BEIJING Feb 7 (Reuters) - Low demand and higher costs are expected to further erode profits in the Chinese steel sector in 2012, China industry ministry spokesman Zhu Hongren said on Tuesday.
He said many big steel enterprises suffered losses in the second half of last year, and the situation was unlikely to improve in 2012.
"In 2012 the steel industry will face an even more severe test -- on the one hand, weak demand will make the supply-demand gap even wider, and on the other hand, high prices of raw materials like iron ore will continue to put pressure on profits," Zhu said at a briefing in Beijing.
Daily crude steel output remained at more than 1.9 million tonnes a day for much of last year, with the sector buoyed by high housing and construction demand, but it plummeted to around 1.7 million tonnes in the last quarter as Beijing sought to rein in a speculative commercial real estate boom.
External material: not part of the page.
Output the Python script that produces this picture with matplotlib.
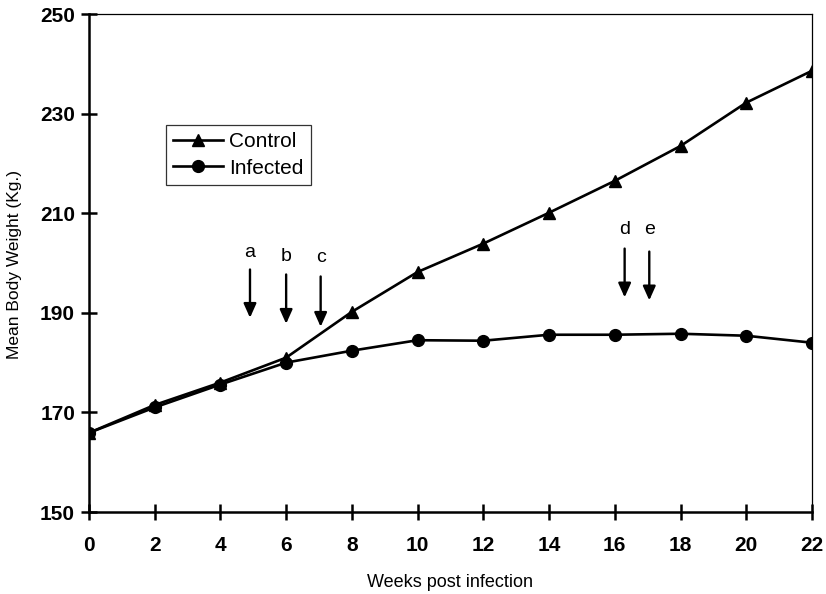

Daily crude steel output slipped 1.3 percent in mid-January to 1.669 million tonnes, the latest data available from the China Iron and Steel Association showed, and analysts have said that production cuts are likely in the coming months if margins do not improve.
Zhu said there were grounds for optimism, saying that the risks could create the opportunity to restructure the sector and eliminate excess and outdated production capacity.
Steel consultancy MEPS said in a note issued on Monday that "some sort of collapse is clearly on the cards" but said that the speculative real estate boom had actually suppressed real demand for housing in China.
"As this bubble bursts, the Chinese steel industry can look forward to several more years of record output, as developers step back and begin supplying the country with the affordable homes it desperately needs," said Rafael Halpin, China analyst with MEPS.